TO DO - Work out the number of lines in the listing that include the string "chart". Reply with that number alone.

DATA -

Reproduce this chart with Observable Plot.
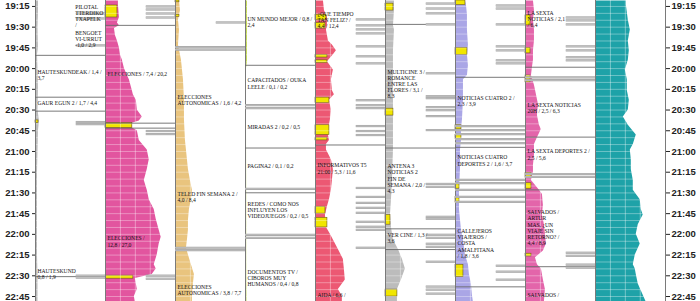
<!DOCTYPE html>
<html><head><meta charset="utf-8">
<script src="https://cdn.jsdelivr.net/npm/d3@7"></script>
<script src="https://cdn.jsdelivr.net/npm/@observablehq/plot@0.6"></script>
<style>html,body{margin:0;padding:0;background:#fff;overflow:hidden}</style>
</head><body><div id="chart"></div>
<script>
// Times are minutes after 19:00. Share values in chart units.
const channels = ["ETB1","ETB2","La 1","La 2","Telecinco","Antena 3","Cuatro","La Sexta","Otras"];
const tickMinutes = [15,30,45,60,75,90,105,120,135,150,165,180,195,210,225];
const tickLabels = ["19:15","19:30","19:45","20:00","20:15","20:30","20:45","21:00","21:15","21:30","21:45","22:00","22:15","22:30","22:45"];

// audience curves [minute, value]
const etb1Share = [[11,3],[20,3],[30,2.5],[45,3],[50,2],[60,2.5],[75,3],[90,2.5],[98,4],[105,3],[120,2.5],[135,2],[150,2],[165,2],[180,2],[195,2],[210,2.5],[229,2.5]];
const etb2Share = [[11,13],[14,13],[23,14],[27,12],[29,14],[31,9],[36,10],[40,12],[45,14],[50,15],[54,17],[60,19],[65,22],[68,24],[76,27],[79,28],[83,31],[90,32],[95,37],[98,34],[99.5,27],[103,27],[105,32],[112,34],[119,42],[126,44],[133,42],[141,39],[148,42],[155,44],[162,49],[169,51],[177,54],[182,56],[187,54],[195,52],[202,49],[205,51],[209,47],[212,30],[216,31],[220,32],[225,29],[229,30]];
const la1Share = [[11,4],[18,5],[25,3],[32,4],[43,3],[54,6],[68,8],[83,9],[97,9],[112,10],[119,11],[126,12],[133,13],[141,15],[148,17],[155,16],[162,14],[170,13],[177,13],[184,12],[190,11],[195,13],[202,16],[209,19],[216,18],[224,17],[229,17]];
const la2Share = [[11,2],[30,2],[55,2],[60,1],[100,1],[150,1.2],[200,1.2],[229,1.5]];
const t5Share = [[11,8],[18,9],[23,12],[29,12],[32,11],[40,13],[43,17],[47,21],[50,18],[55,12],[61,18],[68,16],[76,17],[79,19],[83,14],[90,16],[97,15],[101,14],[108,13],[112,14],[115,11],[119,11],[126,16],[133,18],[141,17],[148,16],[155,14],[160,12],[166,10],[175,11],[180,15],[184,18],[191,23],[198,28],[205,29],[213,30],[220,23],[225,27],[229,27]];
const a3Share = [[11,9],[18,9],[29,8],[32,9],[47,8],[61,8],[83,8],[97,8],[112,8],[119,8],[141,7],[155,6],[166,5],[175,6],[184,8],[191,13],[198,17],[205,20],[213,16],[220,12],[225,12],[229,12]];
const cuatroShare = [[11,10],[14,11],[21,12],[32,12],[43,13],[50,12],[58,13],[65,12],[68,8],[83,8],[97,7],[104,6],[112,6],[119,5],[133,5],[148,4],[162,4],[177,6],[184,8],[195,10],[202,13],[209,14],[216,16],[224,17],[229,18]];
const sextaShare = [[11,8],[18,9],[25,8],[32,9],[40,9],[47,8],[54,8],[59,7],[65,6],[72,9],[79,11],[86,13],[94,12],[101,14],[104,16],[110,12],[115,9],[123,9],[130,8],[135,8],[141,6],[148,14],[151,17],[159,18],[166,17],[173,19],[180,20],[187,21],[192,18],[197,10],[202,12],[205,16],[213,18],[220,20],[229,19]];
const otrasShare = [[11,31],[14,31],[25,33],[32,35],[40,33],[47,34],[54,33],[61,30],[68,32],[76,32],[83,34],[90,33],[95,28],[101,33],[108,41],[115,38],[119,35],[126,36],[133,36],[141,38],[148,38],[155,45],[162,46],[166,48],[173,43],[180,41],[187,45],[195,40],[202,38],[205,40],[209,41],[216,43],[224,48],[229,51]];

// commercial blocks [start, end, width]
const etb1Yellow = [[97.5,99.5,3]];
const etb2Yellow = [[14.3,23,12],[99.5,103.1,27],[209.9,212.1,28]];
const la1Yellow = [[10.7,12,4],[21,22.5,4]];
const la2Yellow = [];
const t5Yellow = [[21,25,11],[27,31,10],[50,52,12],[54,56,12],[81,85,14],[101,108,14],[110,112,12],[160,165,10],[168,175,12]];
const a3Yellow = [[13,18,8],[89,94,8],[166,173,5],[220,225,12]];
const cuatroYellow = [[10.7,14,10],[45,50,12],[101,104,6],[108,111,6],[143.5,147,4],[153,157,4],[202,211,8]];
const sextaYellow = [[21.5,28.7,5],[45,49,5],[65,70,5],[135.5,139,6],[143,147,6],[194,196,6]];
const otrasYellow = [];

// program changes (minute)
const etb1Cuts = [50.4,80.7,90.8,210.6];
const etb2Cuts = [28.7,99.5,103.1];
const la1Cuts = [];
const la2Cuts = [57.6,117.5,149.9];
const t5Cuts = [115.3];
const a3Cuts = [28,117.5,176,191];
const cuatroCuts = [66.3,117,218];
const sextaCuts = [59,109.6,147.8,203.4];
const otrasCuts = [];

// advertising spots (minute)
const etb1Spots = [20.1,23.7,43.2,98.7,100.2,209.9,211.3];
const etb2Spots = [15,17.2,20.1,23,105.2,107.4,209.9,212.1];
const la1Spots = [26.6];
const la2Spots = [];
const t5Spots = [24.4,28.7,31.6,34.5,43.9,51.1,56.2,82.9,86.5,88.6,101.6,105.2,108.1,146.4,152.9,157.2,160.8,164.4,170.9,174.5,176.7,189.7];
const a3Spots = [12.9,16.5,20,28,63.4,80,81.4,87.9,90.1,94.4,104.5,143.5,145.6,167.3,168.7,180.3,182.5,186.8,189,199.8,217.8,220,222.9];
const cuatroSpots = [14.3,16.5,28,43.9,46.8,54,56.2,202.7,207,212.8];
const sextaSpots = [23,25.1,28,43.9,46.8,51.8,54,193.3,195.5,201.9,204.1];
const otrasSpots = [];

// breaks across full column (minute)
const etb1Bands = [];
const etb2Bands = [];
const la1Bands = [44.5,46.3,189.7,191.4];
const la2Bands = [86.5,88.6,147,180.3,182.5];
const t5Bands = [];
const a3Bands = [];
const cuatroBands = [101.6,104.5,107.4,111,113.9,140.6,142.9,147.8,152.9,156.5];
const sextaBands = [66.3,68.4,136.3,138.4];
const otrasBands = [];

// program labels [minute, text]
const etb1Labels = [[15.8,"PILOTAL\nTTERDIKO\nTXAPELK\n/"],[34.5,"BENGOET\nVI-URRUT\n-1,0 / 2,9"],[62.7,"HAUTESKUNDEAK / 1,4 /\n3,7"],[85,"GAUR EGUN 2 / 1,7 / 4,4"],[207,"HAUTESKUND\n0,8 / 1,9"]];
const etb2Labels = [[64,"ELECCIONES / 7,4 / 20,2"],[183.4,"ELECCIONES /\n12,8 / 27,0"]];
const la1Labels = [[80.7,"ELECCIONES\nAUTONOMICAS / 1,6 / 4,2"],[151.4,"TELED FIN SEMANA 2 /\n4,0 / 8,4"],[218.5,"ELECCIONES\nAUTONOMICAS / 3,8 / 7,7"]];
const la2Labels = [[24.4,"UN MUNDO MEJOR / 0,8 /\n2,4"],[69,"CAPACITADOS / OUKA\nLEELE / 0,1 / 0,2"],[103,"MIRADAS 2 / 0,2 / 0,5"],[131,"PAGINA2 / 0,1 / 0,2"],[158.6,"REDES / COMO NOS\nINFLUYEN LOS\nVIDEOJUEGOS / 0,2 / 0,5"],[207.7,"DOCUMENTOS TV /\nCIBOROS MUY\nHUMANOS / 0,4 / 0,8"]];
const t5Labels = [[20.8,"¿QUE TIEMPO\nTAN FELIZ? /\n4,4 / 12,4"],[130.5,"INFORMATIVOS T5\n21:00 / 5,3 / 11,6"],[224.5,"AIDA / 6,6 /"]];
const a3Labels = [[62.7,"MULTICINE 3 /\nROMANCE\nENTRE LAS\nFLORES / 3,1 /\n8,3"],[131.2,"ANTENA 3\nNOTICIAS 2\nFIN DE\nSEMANA / 2,0 /\n4,3"],[181,"VER CINE / 1,3 /\n3,6"]];
const cuatroLabels = [[81.4,"NOTICIAS CUATRO 2 /\n2,3 / 3,9"],[124.7,"NOTICIAS CUATRO\nDEPORTES 2 / 1,6 / 3,7"],[178.1,"CALLEJEROS\nVIAJEROS /\nCOSTA\nAMALFITANA\n/ 1,8 / 3,6"]];
const sextaLabels = [[20.1,"LA SEXTA\nNOTICIAS / 2,1\n/ 6,4"],[86.5,"LA SEXTA NOTICIAS\n20H / 2,5 / 6,3"],[120.4,"LA SEXTA DEPORTES 2 /\n2,5 / 5,6"],[164.4,"SALVADOS /\nARTUR\nMAS, ¿UN\nVIAJE SIN\nRETORNO? /\n4,4 / 8,9"],[224,"SALVADOS /"]];
const otrasLabels = [];

// ---- build tables ----
const shares = [etb1Share,etb2Share,la1Share,la2Share,t5Share,a3Share,cuatroShare,sextaShare,otrasShare];
const yellows = [etb1Yellow,etb2Yellow,la1Yellow,la2Yellow,t5Yellow,a3Yellow,cuatroYellow,sextaYellow,otrasYellow];
const cuts = [etb1Cuts,etb2Cuts,la1Cuts,la2Cuts,t5Cuts,a3Cuts,cuatroCuts,sextaCuts,otrasCuts];
const spots = [etb1Spots,etb2Spots,la1Spots,la2Spots,t5Spots,a3Spots,cuatroSpots,sextaSpots,otrasSpots];
const bands = [etb1Bands,etb2Bands,la1Bands,la2Bands,t5Bands,a3Bands,cuatroBands,sextaBands,otrasBands];
const labels = [etb1Labels,etb2Labels,la1Labels,la2Labels,t5Labels,a3Labels,cuatroLabels,sextaLabels,otrasLabels];

const colors = ["#bcbcbc","#e2559f","#e9c47e","#c6dc5c","#ec5873","#bcbcbc","#aaa6e6","#e365aa","#1ea2a8"];
const XMAX = 70.4, SPOT_X = 41;

const shareRows = channels.flatMap((ch,i)=>shares[i].map(([t,v])=>({ch,t,v})));
const yellowRows = channels.flatMap((ch,i)=>yellows[i].map(([s,e,w])=>({ch,s,e,w})));
const cutRows = channels.flatMap((ch,i)=>cuts[i].map(t=>({ch,t})));
const spotRows = channels.flatMap((ch,i)=>spots[i].map(t=>({ch,t})));
const bandRows = channels.flatMap((ch,i)=>bands[i].map(t=>({ch,t})));
const labelRows = channels.flatMap((ch,i)=>labels[i].map(([t,text])=>({ch,t,text,
  x: (ch==="ETB1" && t<45) ? 40 : 2})));

const fmt = d => tickLabels[tickMinutes.indexOf(d)];
const gridMinutes = d3.range(15,229,5);

const plot = Plot.plot({
  width:700, height:301, marginLeft:33, marginRight:33, marginTop:0, marginBottom:0,
  fx:{domain:channels, padding:0, axis:null},
  x:{domain:[0,XMAX], axis:null},
  y:{domain:[10.7,228.6], reverse:true, axis:null},
  color:{domain:channels, range:colors},
  style:{fontFamily:"Liberation Sans", background:"#fff"},
  marks:[
    Plot.areaX(shareRows,{fx:"ch", y:"t", x:"v", fill:"ch"}),
    Plot.rect(yellowRows,{fx:"ch", x1:()=>0, x2:"w", y1:"s", y2:"e", fill:"#f1e600", stroke:"#6e5a1c", strokeWidth:0.6}),
    Plot.ruleX([15,30,45],{stroke:"#fff", strokeOpacity:0.55, strokeWidth:0.7}),
    Plot.ruleY(gridMinutes,{stroke:"#fff", strokeOpacity:0.5, strokeWidth:0.7}),
    Plot.ruleX([0],{stroke:"#7a7a7a", strokeWidth:1}),
    Plot.ruleX([{ch:"Otras"}],{fx:"ch", x:()=>XMAX, stroke:"#7a7a7a", strokeWidth:1}),
    Plot.ruleY(cutRows,{fx:"ch", y:"t", x1:()=>0, x2:()=>XMAX, stroke:"#6a6a6a", strokeWidth:0.9}),
    Plot.ruleY(bandRows,{fx:"ch", y:"t", x1:()=>0, x2:()=>XMAX, stroke:"#a2a2a2", strokeWidth:2.2}),
    Plot.ruleY(bandRows,{fx:"ch", y:"t", x1:()=>0, x2:()=>XMAX, stroke:"#dadada", strokeWidth:0.6}),
    Plot.ruleY(spotRows,{fx:"ch", y:"t", x1:()=>SPOT_X, x2:()=>XMAX, stroke:"#a2a2a2", strokeWidth:2.2}),
    Plot.ruleY(spotRows,{fx:"ch", y:"t", x1:()=>SPOT_X, x2:()=>XMAX, stroke:"#dadada", strokeWidth:0.6}),
    Plot.text(labelRows,{fx:"ch", x:"x", y:"t", text:"text", textAnchor:"start", lineAnchor:"top", dy:-3,
      fontSize:5.6, lineHeight:1.1, fontFamily:"Liberation Serif", fill:"#111", clip:true}),
    Plot.axisY(tickMinutes,{anchor:"left", tickFormat:fmt, tickSize:3, tickPadding:3, fontSize:9.5, fontWeight:"bold", color:"#222"}),
    Plot.axisY(tickMinutes,{anchor:"right", tickFormat:fmt, tickSize:4, tickPadding:2, fontSize:9.5, fontWeight:"bold", color:"#222"})
  ]
});
document.getElementById("chart").appendChild(plot);
</script>
</body></html>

TASK OUTPUT - 4